▸ **Given data**:

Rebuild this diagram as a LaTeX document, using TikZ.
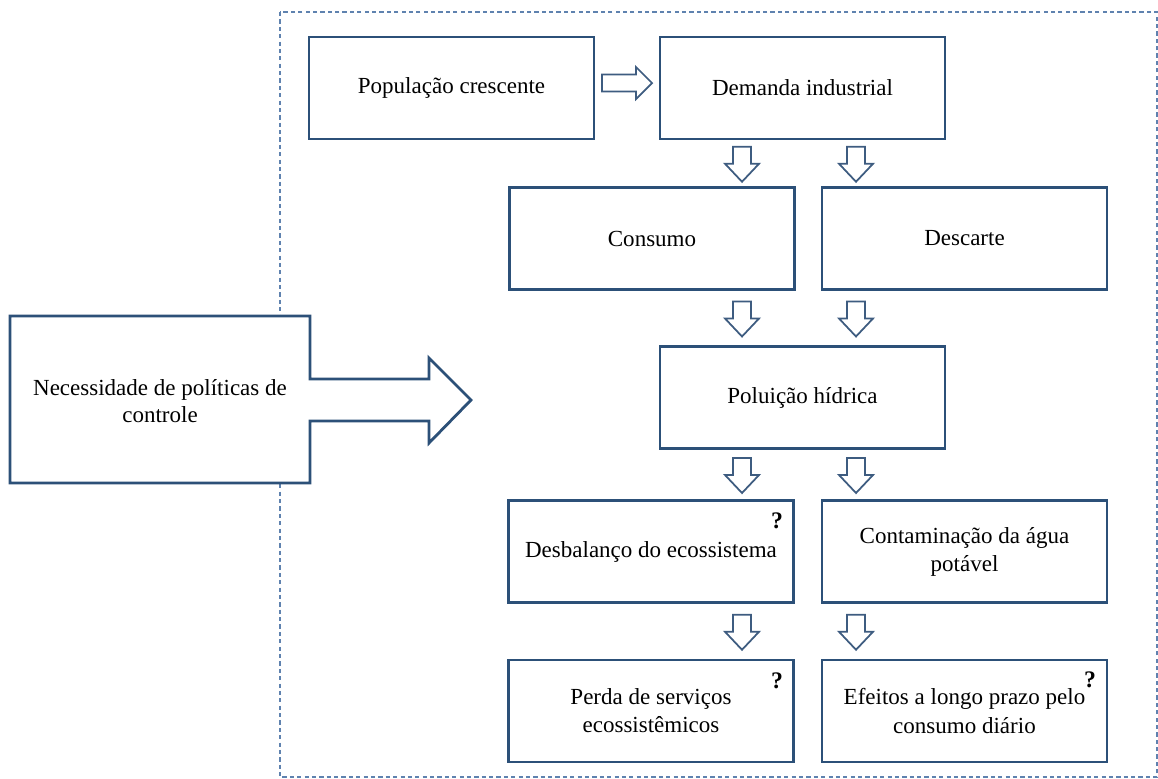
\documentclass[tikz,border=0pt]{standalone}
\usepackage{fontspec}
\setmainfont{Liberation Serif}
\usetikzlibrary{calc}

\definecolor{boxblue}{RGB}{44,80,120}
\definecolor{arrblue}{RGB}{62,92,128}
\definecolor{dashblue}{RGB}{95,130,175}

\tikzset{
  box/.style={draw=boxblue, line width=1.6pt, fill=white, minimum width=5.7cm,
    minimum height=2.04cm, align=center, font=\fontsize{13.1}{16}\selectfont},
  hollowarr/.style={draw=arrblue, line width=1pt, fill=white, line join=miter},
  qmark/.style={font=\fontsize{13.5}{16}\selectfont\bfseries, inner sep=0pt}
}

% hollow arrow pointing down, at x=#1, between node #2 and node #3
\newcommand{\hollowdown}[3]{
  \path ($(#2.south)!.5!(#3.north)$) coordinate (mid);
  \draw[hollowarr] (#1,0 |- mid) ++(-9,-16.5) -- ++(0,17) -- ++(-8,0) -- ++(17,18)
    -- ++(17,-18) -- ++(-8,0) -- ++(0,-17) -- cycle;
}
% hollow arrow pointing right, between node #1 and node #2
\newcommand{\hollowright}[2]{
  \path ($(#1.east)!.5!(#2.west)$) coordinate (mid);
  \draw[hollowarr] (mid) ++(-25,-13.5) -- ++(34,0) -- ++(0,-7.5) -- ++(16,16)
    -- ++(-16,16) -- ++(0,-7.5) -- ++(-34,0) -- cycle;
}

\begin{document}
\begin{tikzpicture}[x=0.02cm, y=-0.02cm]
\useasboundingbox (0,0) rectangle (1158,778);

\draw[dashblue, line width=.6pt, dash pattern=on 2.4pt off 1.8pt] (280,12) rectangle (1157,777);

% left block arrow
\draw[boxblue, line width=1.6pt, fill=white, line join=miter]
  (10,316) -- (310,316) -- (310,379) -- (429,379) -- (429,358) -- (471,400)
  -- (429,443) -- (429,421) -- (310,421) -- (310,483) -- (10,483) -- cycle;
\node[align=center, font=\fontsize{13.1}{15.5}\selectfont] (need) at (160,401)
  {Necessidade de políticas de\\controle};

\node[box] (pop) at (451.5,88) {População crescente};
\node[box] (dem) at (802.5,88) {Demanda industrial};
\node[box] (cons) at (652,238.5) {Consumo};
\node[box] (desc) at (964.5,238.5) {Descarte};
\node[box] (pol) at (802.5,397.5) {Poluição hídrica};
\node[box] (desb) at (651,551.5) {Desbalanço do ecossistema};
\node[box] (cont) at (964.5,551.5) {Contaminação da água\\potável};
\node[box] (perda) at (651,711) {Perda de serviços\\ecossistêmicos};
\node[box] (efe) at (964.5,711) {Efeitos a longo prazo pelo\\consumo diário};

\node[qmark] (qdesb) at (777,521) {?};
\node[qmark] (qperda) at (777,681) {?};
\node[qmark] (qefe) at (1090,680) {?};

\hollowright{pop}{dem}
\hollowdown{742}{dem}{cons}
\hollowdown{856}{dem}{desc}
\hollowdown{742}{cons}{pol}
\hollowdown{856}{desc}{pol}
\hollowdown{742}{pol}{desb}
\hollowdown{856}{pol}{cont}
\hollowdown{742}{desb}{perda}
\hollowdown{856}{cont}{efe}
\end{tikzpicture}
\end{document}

▸ **Required work**:
Make an exact copy of the listing above. Do not include the pictures.

▸ **Written response**:
Rebuild this diagram as a LaTeX document, using TikZ.
\documentclass[tikz,border=0pt]{standalone}
\usepackage{fontspec}
\setmainfont{Liberation Serif}
\usetikzlibrary{calc}

\definecolor{boxblue}{RGB}{44,80,120}
\definecolor{arrblue}{RGB}{62,92,128}
\definecolor{dashblue}{RGB}{95,130,175}

\tikzset{
  box/.style={draw=boxblue, line width=1.6pt, fill=white, minimum width=5.7cm,
    minimum height=2.04cm, align=center, font=\fontsize{13.1}{16}\selectfont},
  hollowarr/.style={draw=arrblue, line width=1pt, fill=white, line join=miter},
  qmark/.style={font=\fontsize{13.5}{16}\selectfont\bfseries, inner sep=0pt}
}

% hollow arrow pointing down, at x=#1, between node #2 and node #3
\newcommand{\hollowdown}[3]{
  \path ($(#2.south)!.5!(#3.north)$) coordinate (mid);
  \draw[hollowarr] (#1,0 |- mid) ++(-9,-16.5) -- ++(0,17) -- ++(-8,0) -- ++(17,18)
    -- ++(17,-18) -- ++(-8,0) -- ++(0,-17) -- cycle;
}
% hollow arrow pointing right, between node #1 and node #2
\newcommand{\hollowright}[2]{
  \path ($(#1.east)!.5!(#2.west)$) coordinate (mid);
  \draw[hollowarr] (mid) ++(-25,-13.5) -- ++(34,0) -- ++(0,-7.5) -- ++(16,16)
    -- ++(-16,16) -- ++(0,-7.5) -- ++(-34,0) -- cycle;
}

\begin{document}
\begin{tikzpicture}[x=0.02cm, y=-0.02cm]
\useasboundingbox (0,0) rectangle (1158,778);

\draw[dashblue, line width=.6pt, dash pattern=on 2.4pt off 1.8pt] (280,12) rectangle (1157,777);

% left block arrow
\draw[boxblue, line width=1.6pt, fill=white, line join=miter]
  (10,316) -- (310,316) -- (310,379) -- (429,379) -- (429,358) -- (471,400)
  -- (429,443) -- (429,421) -- (310,421) -- (310,483) -- (10,483) -- cycle;
\node[align=center, font=\fontsize{13.1}{15.5}\selectfont] (need) at (160,401)
  {Necessidade de políticas de\\controle};

\node[box] (pop) at (451.5,88) {População crescente};
\node[box] (dem) at (802.5,88) {Demanda industrial};
\node[box] (cons) at (652,238.5) {Consumo};
\node[box] (desc) at (964.5,238.5) {Descarte};
\node[box] (pol) at (802.5,397.5) {Poluição hídrica};
\node[box] (desb) at (651,551.5) {Desbalanço do ecossistema};
\node[box] (cont) at (964.5,551.5) {Contaminação da água\\potável};
\node[box] (perda) at (651,711) {Perda de serviços\\ecossistêmicos};
\node[box] (efe) at (964.5,711) {Efeitos a longo prazo pelo\\consumo diário};

\node[qmark] (qdesb) at (777,521) {?};
\node[qmark] (qperda) at (777,681) {?};
\node[qmark] (qefe) at (1090,680) {?};

\hollowright{pop}{dem}
\hollowdown{742}{dem}{cons}
\hollowdown{856}{dem}{desc}
\hollowdown{742}{cons}{pol}
\hollowdown{856}{desc}{pol}
\hollowdown{742}{pol}{desb}
\hollowdown{856}{pol}{cont}
\hollowdown{742}{desb}{perda}
\hollowdown{856}{cont}{efe}
\end{tikzpicture}
\end{document}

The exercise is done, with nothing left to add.